If you do any reading on what happened in Rwanda, the word that you'll read most often used to describe it is HELL.

A hell on earth.

When people use the word HELL, what do they mean? They mean a place, an event, a situation absent of how God desires things to be. Famine, debt, oppression, loneliness, despair, death, slaughter - they are all hell on earth.

Jesus' desire for his followers is that they live in such a way that they bring heaven to earth.

What's disturbing then is when people talk more about hell after this life than they do about hell here and now. As a Christian, I want to do what I can to resist hell coming to earth. Poverty, injustice, suffering, they are all hells on earth, and as Christians, we oppose them with all our energies. Jesus told us to.

Jesus tells a parable about the kind of people who will live with God forever. It is a story of judgement, of God evaluating the kind of lives people have lived. First, he eals with the "righteous", who gave food to the hungry, gave water to the thirsty, welcomed the stranger, clothed the naked, and visited the prisoner. These are the kind of people who spend forever with God. Jesus measures their eternal standings in terms of not what they said or believed but how they lived, specifically in regard to the hell around them.

The judge then condemns a group of people because they didn't take care of the needy and naked and hurting in their midst. They chose hell instead of heaven, and God gives them what they wanted.

For Jesus, this new kind of life in him is not about escaping this world but about making it a better place, here and now. The goal for Jesus isn't to get into heaven. THe goal is to get heaven here.

Jesus tells another story about a rich man and a beggar who lies outside the rich man's gates. The rich man dies and goes to hell,while the beggar dies and goes to "Abraham's side", a Jewish way of describing heaven. This is the one story Jesus tells in which somebody is actually in hell after they have died. What is the reason? According to the details of the story, the rich man refused to be generous with the poor man, letting him live a hell on earth right outside his front door.

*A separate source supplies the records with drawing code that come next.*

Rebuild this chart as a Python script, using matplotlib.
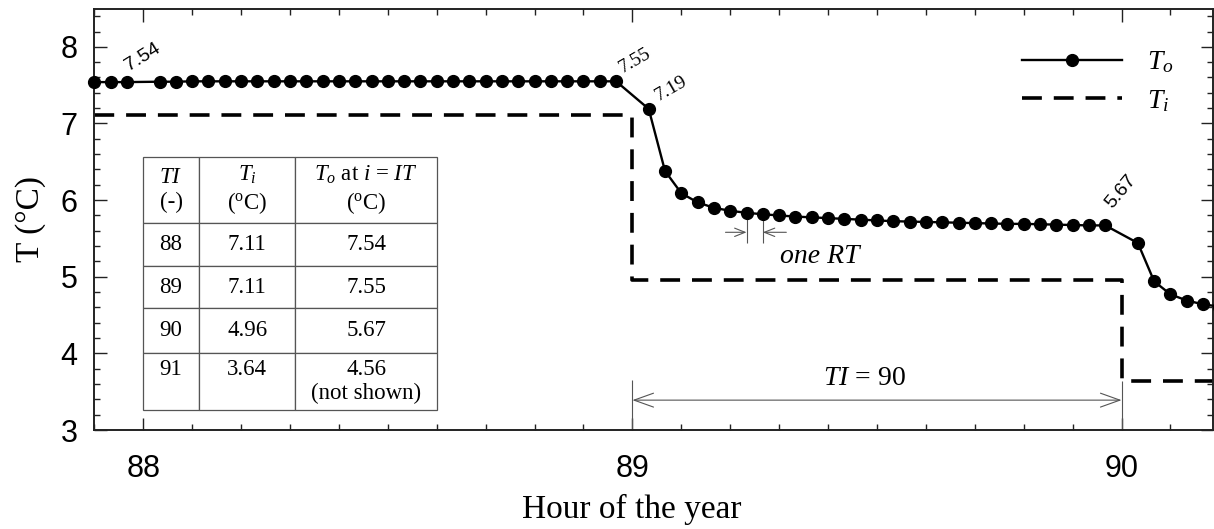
import matplotlib
matplotlib.use("Agg")
import matplotlib.pyplot as plt
from matplotlib.ticker import MultipleLocator

# values from the inset table
interval_ids = [88, 89, 90, 91]
inlet_temps = [7.11, 7.11, 4.96, 3.64]
outlet_temps = [7.54, 7.55, 5.67, 4.56]

# outlet temperature at the residence-time steps i = 1..29 of each hour
steps_per_hour = 30
hour87_tail = [7.54, 7.54, 7.54]  # i = 27, 28, 29
hour88 = [7.545, 7.545, 7.55, 7.55, 7.55, 7.55, 7.55, 7.55, 7.55, 7.55,
          7.55, 7.55, 7.55, 7.55, 7.55, 7.55, 7.55, 7.55, 7.55, 7.55,
          7.55, 7.55, 7.55, 7.55, 7.55, 7.55, 7.55, 7.55, 7.55]
hour89 = [7.19, 6.38, 6.09, 5.97, 5.90, 5.86, 5.835, 5.815, 5.80, 5.785,
          5.775, 5.765, 5.755, 5.745, 5.735, 5.725, 5.72, 5.715, 5.71, 5.705,
          5.70, 5.695, 5.69, 5.69, 5.685, 5.68, 5.675, 5.67, 5.67]
hour90 = [5.44, 4.94, 4.77, 4.69, 4.64, 4.61]


def step_times(hour, first, count):
    return [hour + (first + k) / steps_per_hour for k in range(count)]


outlet_x = (step_times(87, 27, len(hour87_tail)) + step_times(88, 1, len(hour88))
            + step_times(89, 1, len(hour89)) + step_times(90, 1, len(hour90)))
outlet_y = hour87_tail + hour88 + hour89 + hour90

# inlet temperature: TI = n holds over hour n-1 .. n
inlet_x = [n - 1 for n in interval_ids] + [interval_ids[-1]]
inlet_y = inlet_temps + [inlet_temps[-1]]

plt.rcParams["font.family"] = ["Liberation Sans", "DejaVu Sans"]
plt.rcParams["mathtext.fontset"] = "custom"
plt.rcParams["mathtext.rm"] = "Liberation Serif"
plt.rcParams["mathtext.it"] = "Liberation Serif:italic"
plt.rcParams["mathtext.bf"] = "Liberation Serif:bold"

SERIF = ["Liberation Serif", "DejaVu Serif"]
GREY = "#555555"

fig = plt.figure(figsize=(12.14, 5.29), dpi=100)
ax = fig.add_axes([0.0777, 0.1871, 0.9215, 0.7968])

ax.plot(inlet_x, inlet_y, drawstyle="steps-post", color="black", lw=2.6,
        dashes=(5.5, 3.3), label="$T_i$", zorder=2)
ax.plot(outlet_x, outlet_y, "-o", color="black", lw=1.7, ms=8.5,
        clip_on=False, label="$T_o$", zorder=3)

ax.set_xlim(87.9, 90.187)
ax.set_ylim(3, 8.5)
ax.xaxis.set_major_locator(MultipleLocator(1))
ax.xaxis.set_minor_locator(MultipleLocator(0.1))
ax.yaxis.set_major_locator(MultipleLocator(1))
ax.yaxis.set_minor_locator(MultipleLocator(0.2))
ax.tick_params(which="both", direction="in", top=True, right=True, width=1,
               colors="#222222", labelcolor="black")
ax.tick_params(which="major", length=9, labelsize=22)
ax.tick_params(which="minor", length=4.5)
ax.tick_params(axis="x", pad=17)
ax.tick_params(axis="y", pad=12)
for spine in ax.spines.values():
    spine.set_linewidth(1.4)
    spine.set_color("#222222")

ax.set_xlabel("Hour of the year", family=SERIF, fontsize=24)
ax.set_ylabel("T (°C)", family=SERIF, fontsize=24)
ax.xaxis.set_label_coords(0.48, -0.152)
ax.yaxis.set_label_coords(-0.043, 0.5)

# value labels at the last step of each interval
label_kw = dict(textcoords="offset points", rotation_mode="anchor",
                ha="left", va="bottom", fontsize=14)
ax.annotate(f"{outlet_temps[0]:.2f}", (interval_ids[0] - 1 / steps_per_hour, outlet_temps[0]),
            xytext=(3, 5.5), rotation=32, family="Liberation Sans", **label_kw)
ax.annotate(f"{outlet_temps[1]:.2f}", (interval_ids[1] - 1 / steps_per_hour, outlet_temps[1]),
            xytext=(6, 3.5), rotation=30, family=SERIF, **label_kw)
ax.annotate(f"{hour89[0]:.2f}", (89 + 1 / steps_per_hour, hour89[0]),
            xytext=(8.5, 3), rotation=30, family=SERIF, **label_kw)
ax.annotate(f"{outlet_temps[2]:.2f}", (interval_ids[2] - 1 / steps_per_hour, outlet_temps[2]),
            xytext=(7, 10), rotation=50, family="Liberation Sans", **label_kw)

# one residence time marker between steps 7 and 8 of hour 89
rt_left = 89 + 7 / steps_per_hour
rt_right = 89 + 8 / steps_per_hour
ax.vlines([rt_left, rt_right], 5.44, [hour89[6], hour89[7]], color=GREY, lw=0.8)
small_head = dict(arrowstyle="->,head_length=0.75,head_width=0.3", lw=0.8,
                  color=GREY, shrinkA=0, shrinkB=0, mutation_scale=10)
ax.annotate("", xy=(rt_left, 5.58), xytext=(rt_left - 0.043, 5.58), arrowprops=small_head)
ax.annotate("", xy=(rt_right, 5.58), xytext=(rt_right + 0.048, 5.58), arrowprops=small_head)
ax.text(89.384, 5.18, "one RT", family=SERIF, style="italic", fontsize=20,
        ha="center", va="baseline")

# TI = 90 span
ax.vlines([89, 90], 3.0, [3.656, inlet_temps[3]], color=GREY, lw=0.8)
ax.annotate("", xy=(89, 3.39), xytext=(90, 3.39),
            arrowprops=dict(arrowstyle="<->,head_length=1.4,head_width=0.5", lw=0.8,
                            color=GREY, shrinkA=0, shrinkB=0, mutation_scale=10))
ax.text(89.475, 3.59, "$TI$ = 90", family=SERIF, fontsize=20, ha="center", va="baseline")

ax.legend(loc="center left", bbox_to_anchor=(1021.7 / 1214, 1 - 81.7 / 529),
          bbox_transform=fig.transFigure, frameon=False, borderpad=0, borderaxespad=0,
          handlelength=3.6, handletextpad=0.9, labelspacing=0.45, numpoints=1,
          prop={"size": 20}, handles=ax.get_lines()[::-1])

# inset table
cell_text = [[str(n), f"{a:.2f}", f"{b:.2f}"]
             for n, a, b in zip(interval_ids, inlet_temps, outlet_temps)]
cell_text[-1] = [f"{interval_ids[-1]}\n ", f"{inlet_temps[-1]:.2f}\n ",
                 f"{outlet_temps[-1]:.2f}\n(not shown)"]
header = ["$TI$\n(-)", "$T_i$\n($^{\\rm o}$C)", "$T_o$ at $i$ = $IT$\n($^{\\rm o}$C)"]
table = ax.table(cellText=cell_text, colLabels=header, cellLoc="center",
                 colWidths=[0.0506, 0.0858, 0.1267],
                 bbox=[0.0433, 0.0475, 0.2631, 0.5995])
table.auto_set_font_size(False)
row_heights = [0.1559, 0.102, 0.0996, 0.1068, 0.1352]
for (row, col), cell in table.get_celld().items():
    cell.set_height(row_heights[row])
    cell.set_edgecolor(GREY)
    cell.set_linewidth(0.9)
    cell.get_text().set_fontfamily(SERIF)
    cell.get_text().set_fontsize(16.5)
    cell.get_text().set_linespacing(1.2)

fig.savefig("out.png", dpi=100)
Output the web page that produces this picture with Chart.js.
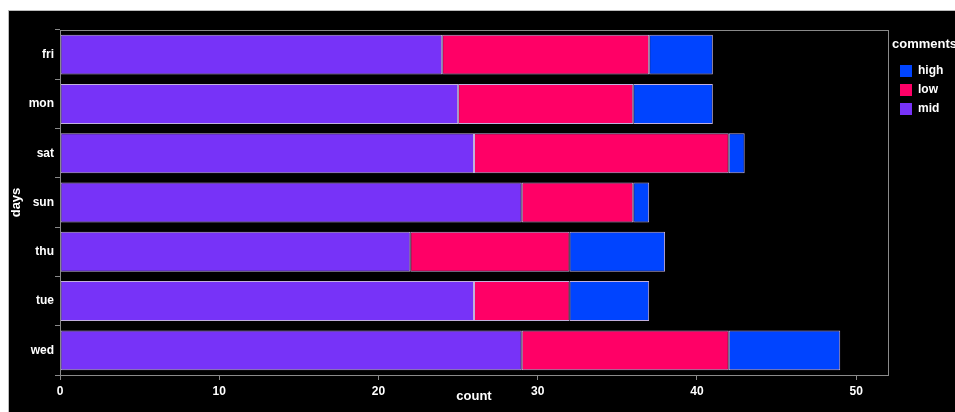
<!DOCTYPE html>
<html>
<head>
<meta charset="utf-8">
<script src="https://cdn.jsdelivr.net/npm/chart.js@4.4.1/dist/chart.umd.min.js"></script>
<style>
  html, body { margin: 0; padding: 0; background: #ffffff; }
  #wrap { position: absolute; left: 8px; top: 10px; width: 947px; height: 402px; background: #000; border-left: 1px solid #bbb; border-top: 1px solid #bbb; box-sizing: border-box; }
  canvas { display: block; }
</style>
</head>
<body>
<div id="wrap"><canvas id="c" width="946" height="401"></canvas></div>
<script>
const days = ['fri', 'mon', 'sat', 'sun', 'thu', 'tue', 'wed'];
const midValues  = [24, 25, 26, 29, 22, 26, 29];
const lowValues  = [13, 11, 16, 7, 10, 6, 13];
const highValues = [4, 5, 1, 1, 6, 5, 7];
const xTicks = [0, 10, 20, 30, 40, 50];
const seriesNames = ['mid', 'low', 'high'];
const seriesColors = ['#7733f8', '#ff0066', '#0044ff'];
const legendTitle = 'comments';
const xTitle = 'count';
const yTitle = 'days';

const FONT = 'Liberation Sans, Arial, sans-serif';

const boxPlugin = {
  id: 'box',
  afterDraw(chart) {
    const a = chart.chartArea, ctx = chart.ctx;
    ctx.save();
    ctx.strokeStyle = '#8a8a8a';
    ctx.lineWidth = 1;
    ctx.strokeRect(Math.round(a.left) + 0.5, Math.round(a.top) + 0.5, Math.round(a.right - a.left), Math.round(a.bottom - a.top));
    // legend
    const lx = a.right + 5;
    ctx.fillStyle = '#ffffff';
    ctx.font = 'bold 13px ' + FONT;
    ctx.textBaseline = 'middle';
    ctx.textAlign = 'left';
    ctx.fillText(legendTitle, lx - 1, 33);
    ctx.font = 'bold 12px ' + FONT;
    const order = [2, 1, 0];
    order.forEach((di, i) => {
      const ds = chart.data.datasets[di];
      const y = 60 + i * 19;
      ctx.fillStyle = ds.backgroundColor;
      ctx.fillRect(lx + 7, y - 6, 12, 12);
      ctx.fillStyle = '#ffffff';
      ctx.fillText(ds.label, lx + 25, y);
    });
    ctx.restore();
  }
};

new Chart(document.getElementById('c'), {
  type: 'bar',
  data: {
    labels: days,
    datasets: [
      { label: seriesNames[0], data: midValues,  backgroundColor: seriesColors[0] },
      { label: seriesNames[1], data: lowValues,  backgroundColor: seriesColors[1] },
      { label: seriesNames[2], data: highValues, backgroundColor: seriesColors[2] }
    ].map(d => Object.assign(d, { borderColor: 'rgba(215,195,245,0.9)', borderWidth: 1, borderSkipped: false, barPercentage: 0.81, categoryPercentage: 1 }))
  },
  options: {
    indexAxis: 'y',
    responsive: false,
    animation: false,
    layout: { padding: { left: 0, top: 19, right: 67, bottom: 0 } },
    plugins: { legend: { display: false }, tooltip: { enabled: false } },
    scales: {
      x: {
        stacked: true,
        min: 0, max: 52,
        afterBuildTicks(s) { s.ticks = xTicks.map(v => ({ value: v })); },
        afterFit(s) { s.height = 37; },
        grid: { display: true, drawOnChartArea: false, drawTicks: true, tickLength: 5, color: '#8a8a8a' },
        border: { display: true, color: '#8a8a8a' },
        ticks: { color: '#ffffff', font: { family: FONT, size: 12, weight: 'bold' }, padding: 4, maxRotation: 0 },
        title: { display: true, text: xTitle, color: '#ffffff', font: { family: FONT, size: 13, weight: 'bold' }, padding: { top: 0, bottom: 8 } }
      },
      y: {
        stacked: true,
        afterFit(s) { s.width = 51; },
        grid: { display: true, drawOnChartArea: false, drawTicks: true, tickLength: 5, color: '#8a8a8a' },
        border: { display: true, color: '#8a8a8a' },
        ticks: { color: '#ffffff', font: { family: FONT, size: 12, weight: 'bold' }, padding: 1 },
        title: { display: true, text: yTitle, color: '#ffffff', font: { family: FONT, size: 13, weight: 'bold' }, padding: 0 }
      }
    }
  },
  plugins: [boxPlugin]
});
</script>
</body>
</html>
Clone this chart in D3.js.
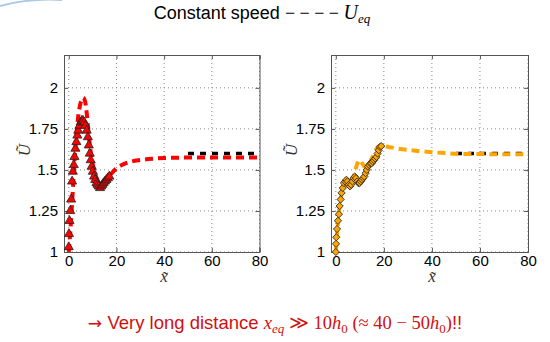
<!DOCTYPE html>
<html><head><meta charset="utf-8">
<script src="https://cdn.jsdelivr.net/npm/d3@7"></script>
<style>body{margin:0;background:#fff}svg{display:block}</style>
</head><body>
<svg id="c" width="550" height="342"></svg>
<script>
// ---- data ----
const xTicks = [0, 20, 40, 60, 80];
const yTicks = [1, 1.25, 1.5, 1.75, 2];
const Ueq = 1.6;
const eqX = [50, 80];

// left panel: simulation (dashed red) and experiment (triangles)
const leftLineX = [0,1,2,3,4,5,6,6.8,7.5,8.2,9,10,11,12,13,14,15,16,18,20,23,26,30,35,40,50,60,80];
const leftLineY = [1.0,1.2,1.45,1.68,1.83,1.91,1.94,1.92,1.85,1.74,1.63,1.54,1.48,1.44,1.415,1.41,1.42,1.44,1.48,1.51,1.535,1.55,1.56,1.568,1.572,1.575,1.575,1.575];
const leftMarkX = [0,0.1,0.3,0.6,1.0,1.4,1.7,2.1,2.4,2.8,3.2,3.6,4.0,4.5,5.0,5.5,6.0,6.5,7.0,7.5,8.0,8.4,8.8,9.2,9.6,10.1,10.6,11.1,11.6,12.1,12.6,13.1,13.6,14.1,14.6,15.2,15.8,16.4,17.0];
const leftMarkY = [1.03,1.11,1.19,1.25,1.32,1.43,1.49,1.53,1.58,1.63,1.67,1.71,1.74,1.77,1.79,1.80,1.80,1.79,1.77,1.74,1.70,1.65,1.60,1.56,1.52,1.49,1.46,1.44,1.42,1.41,1.40,1.39,1.40,1.41,1.42,1.43,1.44,1.45,1.46];

// right panel: simulation (dashed orange) and experiment (diamonds)
const rightLineX = [0,1,2,3,4,5,6,7,8,9,10,11,12,13,14,15,16,17,18,19,21,25,30,38,45,50,80];
const rightLineY = [1.0,1.2,1.32,1.39,1.42,1.43,1.42,1.44,1.49,1.54,1.56,1.54,1.52,1.52,1.54,1.57,1.6,1.63,1.645,1.65,1.643,1.632,1.622,1.61,1.603,1.598,1.595];
const rightMarkX = [0,0.1,0.2,0.5,0.9,1.3,1.6,2.0,2.4,2.9,3.4,3.9,4.4,4.9,5.4,5.9,6.4,6.9,7.4,7.9,8.4,8.9,9.4,9.9,10.4,10.9,11.4,11.9,12.4,12.9,13.4,13.9,14.4,14.9,15.4,15.9,16.4,16.9,17.4,17.9,18.4,18.9];
const rightMarkY = [1.0,1.05,1.09,1.14,1.19,1.23,1.28,1.32,1.36,1.39,1.42,1.43,1.44,1.43,1.41,1.40,1.41,1.43,1.45,1.46,1.45,1.43,1.42,1.42,1.43,1.44,1.45,1.46,1.48,1.5,1.52,1.53,1.54,1.54,1.55,1.56,1.57,1.58,1.6,1.62,1.64,1.645];

const svg = d3.select("#c");
const SANS = "'Liberation Sans', Arial, sans-serif";
const SERIF = "'Liberation Serif', 'DejaVu Serif', serif";

// decorative slide arc top-left
svg.append("path").attr("d","M0,6 Q30,-2 62,0").attr("fill","none").attr("stroke","#a9c8ea").attr("stroke-width",2);

// title
const t = svg.append("text").attr("x",262).attr("y",19).attr("text-anchor","middle")
  .attr("font-family",SANS).attr("font-size",18).attr("fill","#000");
t.append("tspan").text("Constant speed ");
t.append("tspan").attr("font-family",SERIF).text("− − − − ");
t.append("tspan").attr("font-family",SERIF).attr("font-style","italic").attr("font-size",20).text("U");
t.append("tspan").attr("font-family",SERIF).attr("font-style","italic").attr("font-size",13).attr("dy",4).text("eq");

// bottom remark
const b = svg.append("text").attr("x",275).attr("y",329).attr("text-anchor","middle")
  .attr("font-family",SANS).attr("font-size",18.5).attr("fill","#d01010");
b.append("tspan").attr("font-family","'DejaVu Sans', sans-serif").attr("font-size",17).text("→ ");
b.append("tspan").text("Very long distance ");
b.append("tspan").attr("font-family",SERIF).attr("font-style","italic").text("x");
b.append("tspan").attr("font-family",SERIF).attr("font-style","italic").attr("font-size",13).attr("dy",4).text("eq");
b.append("tspan").attr("font-family",SERIF).attr("dy",-4).text(" ≫ 10");
b.append("tspan").attr("font-family",SERIF).attr("font-style","italic").text("h");
b.append("tspan").attr("font-family",SERIF).attr("font-size",13).attr("dy",4).text("0");
b.append("tspan").attr("font-family",SERIF).attr("dy",-4).text(" (≈ 40 − 50");
b.append("tspan").attr("font-family",SERIF).attr("font-style","italic").text("h");
b.append("tspan").attr("font-family",SERIF).attr("font-size",13).attr("dy",4).text("0");
b.append("tspan").attr("font-family",SERIF).attr("dy",-4).text(")");
b.append("tspan").text("!!");

function panel(x0, x1, lx, ly, mx, my, color, marker, ylabX) {
  const x = d3.scaleLinear([-2, 80], [x0, x1]);
  const y = d3.scaleLinear([1, 2.2], [252, 55]);
  const g = svg.append("g");
  // grid
  g.selectAll(".gx").data(xTicks).join("line")
    .attr("x1", d=>x(d)).attr("x2", d=>x(d)).attr("y1", y(1)).attr("y2", y(2.2))
    .attr("stroke","#888").attr("stroke-width",1).attr("stroke-dasharray","1,3");
  g.selectAll(".gy").data(yTicks).join("line")
    .attr("x1", x(-2)).attr("x2", x(80)).attr("y1", d=>y(d)).attr("y2", d=>y(d))
    .attr("stroke","#888").attr("stroke-width",1).attr("stroke-dasharray","1,3");
  // axes
  const ax = g.append("g").attr("transform",`translate(0,${y(1)})`)
    .call(d3.axisBottom(x).tickValues(xTicks).tickSize(-4).tickPadding(3).tickFormat(d=>d));
  const ay = g.append("g").attr("transform",`translate(${x(-2)},0)`)
    .call(d3.axisLeft(y).tickValues(yTicks).tickSize(-4).tickPadding(6).tickFormat(d=>d));
  const at = g.append("g").attr("transform",`translate(0,${y(2.2)})`)
    .call(d3.axisTop(x).tickValues(xTicks).tickSize(-4).tickFormat(""));
  const ar = g.append("g").attr("transform",`translate(${x(80)},0)`)
    .call(d3.axisRight(y).tickValues(yTicks).tickSize(-4).tickFormat(""));
  [ax, ay, at, ar].forEach(a => {
    a.select(".domain").attr("stroke","#555");
    a.selectAll(".tick line").attr("stroke","#555");
    a.selectAll("text").attr("font-family",SANS).attr("font-size",15).attr("fill","#000");
  });
  // axis labels
  g.append("text").attr("x", x(40)).attr("y", 282).attr("text-anchor","middle")
    .attr("font-family",SERIF).attr("font-style","italic").attr("font-size",17).attr("fill","#333").text("x\u0303");
  g.append("text").attr("transform",`translate(${ylabX},${y(1.62)}) rotate(-90)`).attr("text-anchor","middle")
    .attr("font-family",SERIF).attr("font-style","italic").attr("font-size",17).attr("fill","#333").text("U\u0303");
  // U_eq black dashed
  const line = d3.line().x(d=>x(d[0])).y(d=>y(d[1]));
  g.append("path").attr("d", line(eqX.map(v=>[v, Ueq])))
    .attr("fill","none").attr("stroke","#000").attr("stroke-width",3.5).attr("stroke-dasharray","6,6");
  // simulation dashed line
  g.append("path").attr("d", d3.line().curve(d3.curveMonotoneX).x(d=>x(d[0])).y(d=>y(d[1]))(lx.map((v,i)=>[v, ly[i]])))
    .attr("fill","none").attr("stroke",color).attr("stroke-width",4).attr("stroke-dasharray","8,5");
  // markers
  const sym = marker === "tri" ? d3.symbol(d3.symbolTriangle, 36) : d3.symbol(d3.symbolSquare, 26);
  g.selectAll(".m").data(mx.map((v,i)=>[v, my[i]])).join("path")
    .attr("d", sym)
    .attr("transform", d => `translate(${x(d[0])},${y(d[1])})` + (marker === "tri" ? "" : " rotate(45)"))
    .attr("fill", color).attr("stroke","#222").attr("stroke-width",0.8);
}

panel(64, 259.5, leftLineX, leftLineY, leftMarkX, leftMarkY, "#ff0000", "tri", 30);
panel(331, 528, rightLineX, rightLineY, rightMarkX, rightMarkY, "#ffa500", "dia", 297);
</script>
</body></html>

On another occasion, Jesus is asked to mediate in a monetary dispute between two broters. Jesus uses the moment to tell a story about a man whose crops do well and who becomes rich. He then decides not to share the bounty but to build bigger barns for storage and then take it easy for the rest of his days. Jesus told this story at a time when many of his countrymen were losing family land and having trouble feeding their families. Being hungry was a very real issue for a lot of people. In the story, God is so offended by the man's selfish actions that his very life is taken from him that night. It is one of the only places in all of Jesus' teachings where someone does something so horrible in Jesus' eyes that they deserve to die right away. And what is this horrible thing the man did? He refused to be generous. He brought hell to earth.